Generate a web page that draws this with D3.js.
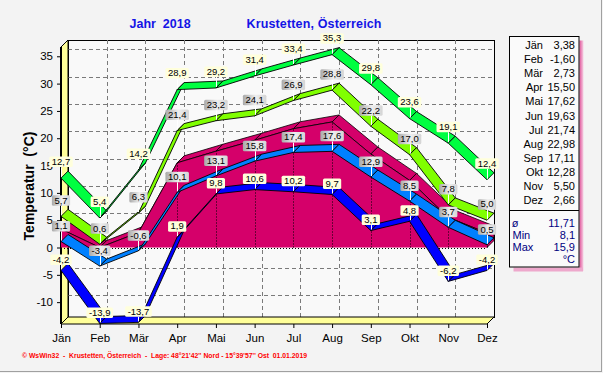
<!DOCTYPE html>
<html><head><meta charset="utf-8">
<script src="https://cdn.jsdelivr.net/npm/d3@7"></script>
<style>
body{margin:0;background:#f3f3f3}
svg{display:block;font-family:"Liberation Sans",Arial,sans-serif}
</style>
</head><body><svg id="c" width="603" height="373"></svg>
<script>
const months = ["Jän","Feb","Mär","Apr","Mai","Jun","Jul","Aug","Sep","Okt","Nov","Dez"];
const maxTemp  = [12.7,5.4,14.2,28.9,29.2,31.4,33.4,35.3,29.8,23.6,19.1,12.4];
const meanMax  = [5.7,0.6,6.3,21.4,23.2,24.1,26.9,28.8,22.2,17.0,7.8,5.0];
const meanTemp = [3.38,-1.60,2.73,15.50,17.62,19.63,21.74,22.98,17.11,12.28,5.50,2.66];
const meanMin  = [1.1,-3.4,-0.6,10.1,13.1,15.8,17.4,17.6,12.9,8.5,3.7,0.5];
const minTemp  = [-4.2,-13.9,-13.7,1.9,9.8,10.6,10.2,9.7,3.1,4.8,-6.2,-4.2];
const yTicks = [-10,-5,0,5,10,15,20,25,30,35];
const summaryLabels = ["ø","Min","Max"];
const summaryValues = ["11,71","8,1","15,9"];
const unitLabel = "°C";
const titleYear = "Jahr  2018";
const titlePlace = "Krustetten, Österreich";
const yTitle = "Temperatur  (°C)";
const footer = "© WsWin32  -  Krustetten, Österreich  -  Lage: 48°21'42'' Nord - 15°39'57'' Ost  01.01.2019";

const svg = d3.select("#c");
const DX = 7, DY = -7;
const X0 = 61, X1 = 487, YB = 324, YT = 47;
const x = d3.scalePoint().domain(months).range([X0, X1]);
const y = d3.scaleLinear().domain([-14, 36.7]).range([YB, YT]);
const fmt1 = v => v.toFixed(1).replace(".", ",");
const fmt2 = v => v.toFixed(2).replace(".", ",");

const defs = svg.append("defs");
const g1 = defs.append("linearGradient").attr("id","grayLab").attr("x1","0").attr("x2","1").attr("y1","0").attr("y2","0");
g1.append("stop").attr("offset","0").attr("stop-color","#a9a9a9");
g1.append("stop").attr("offset","0.55").attr("stop-color","#eeeeee");
g1.append("stop").attr("offset","1").attr("stop-color","#d4d4d4");
const g2 = defs.append("linearGradient").attr("id","shadowR").attr("x1","0").attr("x2","1");
g2.append("stop").attr("offset","0").attr("stop-color","#e0559a");
g2.append("stop").attr("offset","1").attr("stop-color","#f6d0e4");

svg.append("rect").attr("width",603).attr("height",373).attr("fill","#f3f3f3");
svg.append("line").attr("x1",601.5).attr("x2",601.5).attr("y1",0).attr("y2",372).attr("stroke","#a0a0a0");
svg.append("line").attr("x1",0).attr("x2",602).attr("y1",371.5).attr("y2",371.5).attr("stroke","#a0a0a0");

// back wall
svg.append("rect").attr("x",X0+DX+0.5).attr("y",YT+DY+0.5).attr("width",X1-X0).attr("height",YB-YT)
  .attr("fill","#f9f9f9").attr("stroke","#000");
// grid
const grid = svg.append("g").attr("stroke","#7a7a7a").attr("stroke-dasharray","4,3").attr("stroke-width",1);
grid.selectAll("line.h").data(yTicks).join("line")
  .attr("x1",X0+DX).attr("x2",X1+DX).attr("y1",d=>Math.round(y(d)+DY)+0.5).attr("y2",d=>Math.round(y(d)+DY)+0.5);
grid.selectAll("line.v").data(months.slice(1,-1)).join("line")
  .attr("y1",YT+DY).attr("y2",YB+DY).attr("x1",d=>Math.round(x(d)+DX)+0.5).attr("x2",d=>Math.round(x(d)+DX)+0.5);

// left wall and floor
const wallFill = "#ffff99";
svg.append("polygon").attr("points",[[X0,YT],[X0+DX,YT+DY],[X0+DX,YB+DY],[X0,YB]].join(" "))
  .attr("fill",wallFill).attr("stroke","#000");
svg.append("polygon").attr("points",[[X0,YB],[X0+DX,YB+DY],[X1+DX,YB+DY],[X1,YB]].join(" "))
  .attr("fill",wallFill).attr("stroke","#000");
svg.append("line").attr("x1",X0).attr("x2",X0).attr("y1",YT).attr("y2",YB).attr("stroke","#000").attr("stroke-width",2);

// y axis
const yAxis = d3.axisLeft(y).tickValues(yTicks).tickSize(4).tickPadding(4).tickFormat(d=>d);
const ya = svg.append("g").attr("transform",`translate(${X0},0)`).call(yAxis);
ya.select(".domain").remove();
ya.selectAll("text").attr("font-size",11.5).attr("font-family","Liberation Sans, Arial").attr("fill","#000");
// x axis
const xAxis = d3.axisBottom(x).tickSize(4).tickPadding(6);
const xa = svg.append("g").attr("transform",`translate(0,${YB})`).call(xAxis);
xa.select(".domain").remove();
xa.selectAll("text").attr("font-size",11.5).attr("font-family","Liberation Sans, Arial").attr("fill","#000");

// mean area (3D)
const magenta = "#d5006a";
const mPts = months.map((m,i)=>[x(m), y(Math.max(0, meanTemp[i]))]);
const y0 = y(0);
const area = svg.append("g");
for (let i=0;i<mPts.length-1;i++){
  const a=mPts[i], b=mPts[i+1];
  area.append("polygon").attr("points",[a,b,[b[0]+DX,b[1]+DY],[a[0]+DX,a[1]+DY]].join(" "))
    .attr("fill",magenta).attr("stroke","#000").attr("stroke-width",0.8);
}
const last = mPts[mPts.length-1];
area.append("polygon").attr("points",[[last[0],y0],last,[last[0]+DX,last[1]+DY],[last[0]+DX,y0+DY]].join(" "))
  .attr("fill",magenta).attr("stroke","#000").attr("stroke-width",0.8);
area.append("path").attr("d", d3.area().x(d=>d[0]).y0(y0).y1(d=>d[1])(mPts)).attr("fill",magenta);
area.append("path").attr("d", d3.line()(mPts)).attr("fill","none").attr("stroke","#000").attr("stroke-width",0.8);
area.selectAll("line.dv").data(mPts.slice(1)).join("line")
  .attr("x1",d=>Math.round(d[0])+0.5).attr("x2",d=>Math.round(d[0])+0.5).attr("y1",y0).attr("y2",d=>d[1])
  .attr("stroke","#000").attr("stroke-dasharray","1,2");
area.append("line").attr("x1",X0).attr("x2",X1).attr("y1",Math.round(y0)+0.5).attr("y2",Math.round(y0)+0.5)
  .attr("stroke","#000").attr("stroke-dasharray","1,2");

// ribbons
function ribbon(vals, color){
  const g = svg.append("g");
  const pts = months.map((m,i)=>[x(m), y(vals[i])]);
  for (let i=0;i<pts.length-1;i++){
    const a=pts[i], b=pts[i+1];
    g.append("polygon").attr("points",[a,b,[b[0]+DX,b[1]+DY],[a[0]+DX,a[1]+DY]].join(" "))
      .attr("fill",color).attr("stroke","#000").attr("stroke-width",0.9).attr("stroke-linejoin","round");
  }
}
ribbon(minTemp, "#0000ff");
ribbon(meanMin, "#0080ff");
ribbon(meanMax, "#80ff00");
ribbon(maxTemp, "#00ff40");

// value labels
const labG = svg.append("g");
function labels(vals, fill, off){
  vals.forEach((v,i)=>{
    const cx = x(months[i]), py = y(v);
    const bottom = py - off, h = 10.5;
    const g = labG.append("g");
    const t = g.append("text").attr("x",cx).attr("y",bottom-2.2).attr("text-anchor","middle")
      .attr("font-size",9.5).attr("fill","#000").text(fmt1(v));
    const w = t.node().getComputedTextLength()+5;
    g.insert("line","text").attr("x1",Math.round(cx)+0.5).attr("x2",Math.round(cx)+0.5)
      .attr("y1",bottom).attr("y2",py-1).attr("stroke","#fff").attr("stroke-width",1);
    g.insert("rect","text").attr("x",cx-w/2).attr("y",bottom-h).attr("width",w).attr("height",h)
      .attr("rx",1.5).attr("fill",fill);
  });
}
labels(minTemp, "#ffffdc", 5.5);
labels(meanMin, "url(#grayLab)", 10);
labels(meanMax, "url(#grayLab)", 10.5);
labels(maxTemp, "#ffffdc", 11);

// legend box
const LX=509.5, LY=36.5, LW=69.5, LH=230.5;
svg.append("rect").attr("x",LX+LW+0.5).attr("y",LY+4).attr("width",4).attr("height",LH).attr("fill","url(#shadowR)");
svg.append("rect").attr("x",LX+4).attr("y",LY+LH+0.5).attr("width",LW).attr("height",4).attr("fill","#eea8cc");
svg.append("rect").attr("x",LX).attr("y",LY).attr("width",LW).attr("height",LH).attr("fill","#fafafa").attr("stroke","#000");
svg.append("line").attr("x1",LX).attr("x2",LX+LW).attr("y1",210.5).attr("y2",210.5).attr("stroke","#000");
const lg = svg.append("g").attr("font-size",11).attr("fill","#000");
months.forEach((m,i)=>{
  const by = 49 + i*14.1;
  lg.append("text").attr("x",543).attr("y",by).attr("text-anchor","end").text(m);
  lg.append("text").attr("x",575).attr("y",by).attr("text-anchor","end").text(fmt2(meanTemp[i]));
});
const sg = svg.append("g").attr("font-size",11).attr("fill","#000080");
const sy = [227, 239.3, 251];
summaryLabels.forEach((l,i)=>{
  sg.append("text").attr("x", i===0?515:512.5).attr("y",sy[i]).attr("text-anchor", i===0?"middle":"start").text(l);
  sg.append("text").attr("x",575).attr("y",sy[i]).attr("text-anchor","end").text(summaryValues[i]);
});
sg.append("text").attr("x",575).attr("y",262.5).attr("text-anchor","end").text(unitLabel);

// titles
svg.append("text").attr("x",129.5).attr("y",28).attr("font-size",12.5).attr("font-weight","bold")
  .attr("fill","#1414e6").style("white-space","pre").text(titleYear);
svg.append("text").attr("x",246.5).attr("y",28).attr("font-size",12.5).attr("font-weight","bold")
  .attr("fill","#1414e6").attr("textLength",135).text(titlePlace);
svg.append("text").attr("transform","translate(33.5,186) rotate(-90)").attr("text-anchor","middle")
  .attr("font-size",14).attr("font-weight","bold").attr("fill","#000").style("white-space","pre").text(yTitle);
svg.append("text").attr("x",22).attr("y",358).attr("font-size",7.5).attr("font-weight","bold")
  .attr("fill","#ff0000").attr("textLength",285).attr("lengthAdjust","spacingAndGlyphs").style("white-space","pre").text(footer);
</script>
</body></html>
++++++++
§ Aim of the task: Please restate the material above line by line, exactly, beginning at its first line and ending with the line that contains "const fmt2 = v", without any pictures.

§ The output:
Generate a web page that draws this with D3.js.
<!DOCTYPE html>
<html><head><meta charset="utf-8">
<script src="https://cdn.jsdelivr.net/npm/d3@7"></script>
<style>
body{margin:0;background:#f3f3f3}
svg{display:block;font-family:"Liberation Sans",Arial,sans-serif}
</style>
</head><body><svg id="c" width="603" height="373"></svg>
<script>
const months = ["Jän","Feb","Mär","Apr","Mai","Jun","Jul","Aug","Sep","Okt","Nov","Dez"];
const maxTemp  = [12.7,5.4,14.2,28.9,29.2,31.4,33.4,35.3,29.8,23.6,19.1,12.4];
const meanMax  = [5.7,0.6,6.3,21.4,23.2,24.1,26.9,28.8,22.2,17.0,7.8,5.0];
const meanTemp = [3.38,-1.60,2.73,15.50,17.62,19.63,21.74,22.98,17.11,12.28,5.50,2.66];
const meanMin  = [1.1,-3.4,-0.6,10.1,13.1,15.8,17.4,17.6,12.9,8.5,3.7,0.5];
const minTemp  = [-4.2,-13.9,-13.7,1.9,9.8,10.6,10.2,9.7,3.1,4.8,-6.2,-4.2];
const yTicks = [-10,-5,0,5,10,15,20,25,30,35];
const summaryLabels = ["ø","Min","Max"];
const summaryValues = ["11,71","8,1","15,9"];
const unitLabel = "°C";
const titleYear = "Jahr  2018";
const titlePlace = "Krustetten, Österreich";
const yTitle = "Temperatur  (°C)";
const footer = "© WsWin32  -  Krustetten, Österreich  -  Lage: 48°21'42'' Nord - 15°39'57'' Ost  01.01.2019";

const svg = d3.select("#c");
const DX = 7, DY = -7;
const X0 = 61, X1 = 487, YB = 324, YT = 47;
const x = d3.scalePoint().domain(months).range([X0, X1]);
const y = d3.scaleLinear().domain([-14, 36.7]).range([YB, YT]);
const fmt1 = v => v.toFixed(1).replace(".", ",");
const fmt2 = v => v.toFixed(2).replace(".", ",");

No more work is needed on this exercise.